A coordenadora da ONU no Haiti, Ulrika Richardson, destacou nesta quinta-feira a gravidade da crise que atinge o país, classificada como “sem precedentes” devido à escalada da violência provocada por gangues. Durante a apresentação do novo plano de resposta humanitária para 2024, ela afirmou que cada dado sobre a situação local representa um novo recorde negativo e ressaltou o sofrimento extremo enfrentado pelos haitianos, marcado por relatos constantes de medo, trauma e exaustão.
Violência de gangues provoca aumento no deslocamento forçado
De acordo com Richardson, os ataques violentos em bairros de Porto Príncipe já forçaram mais de 1 milhão de pessoas a abandonarem suas casas, número três vezes maior do que o registrado no ano anterior. Muitas dessas residências foram invadidas ou incendiadas por criminosos, enquanto crianças são coagidas a se juntar às gangues em troca de comida, sendo submetidas a práticas cruéis.
A representante também expressou preocupação com o fluxo migratório em fuga do Haiti, alertando para os riscos enfrentados por aqueles que tentam sair do país, já que grupos armados também dominam importantes rotas terrestres. Só em 2023, cerca de 400 mil haitianos deixaram o território, e a ONU voltou a pedir que outras nações evitem deportar esses indivíduos em situação de vulnerabilidade.
ONU solicita US$ 900 milhões para ações humanitárias em 2024
O novo plano humanitário para este ano prevê um orçamento de aproximadamente US$ 900 milhões. No ano passado, a meta de US$ 600 milhões foi parcialmente atingida, com apenas 43% dos recursos arrecadados — sendo os Estados Unidos responsáveis por cerca de 60% desse total. Segundo Richardson, o bloqueio temporário nas operações do governo norte-americano tem impacto significativo no financiamento das ações no Haiti, mas ela segue otimista quanto à mobilização de fundos.
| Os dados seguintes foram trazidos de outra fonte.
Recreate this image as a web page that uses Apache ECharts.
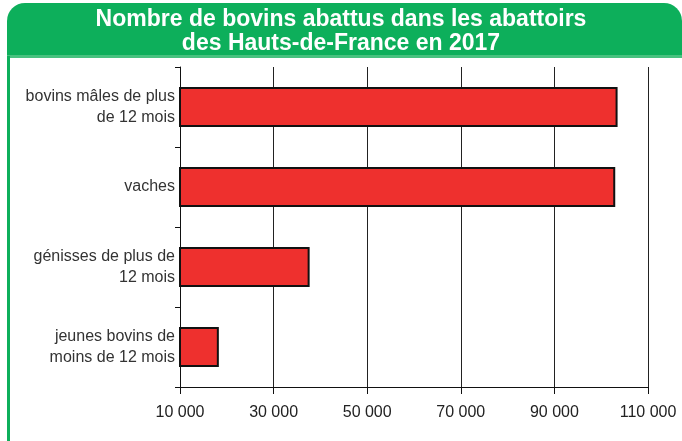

Além do atendimento emergencial, a representante da ONU reforçou a necessidade de criar oportunidades para os jovens haitianos, a fim de evitar que ingressem no crime organizado, em um país que enfrenta altos índices de desemprego e seis anos consecutivos de recessão econômica.
Missão Multinacional de Apoio à Segurança avança com reforço de operações
Em busca de soluções para a crise, o secretário-geral da ONU, António Guterres, enviou ao Conselho de Segurança uma proposta para fortalecer a Missão Multinacional de Apoio à Segurança no Haiti (MSS), sugerindo a criação de uma missão das Nações Unidas com foco em apoio logístico, sem o envio de tropas de paz tradicionais, uma vez que considera inviável manter a paz em um ambiente tão instável.
Com cerca de 800 policiais já posicionados e próximo de alcançar a meta de mil agentes, a MSS iniciou uma nova etapa, marcada por operações conjuntas com a Polícia Nacional, que devem ser intensificadas nos próximos meses, conforme destacou Ulrika Richardson.
Gangues ocupam espaço deixado pelo Estado
Para o especialista em direitos humanos da ONU no Haiti, William O'Neill, a falta de presença do Estado, agravada pela corrupção e má gestão pública, abriu caminho para o domínio das gangues, principalmente nas regiões mais pobres da capital. Segundo ele, a ausência de alternativas levou muitos jovens — quase metade dos integrantes das organizações criminosas — a se envolverem com esses grupos por falta de opções de trabalho e diante da fome em suas famílias.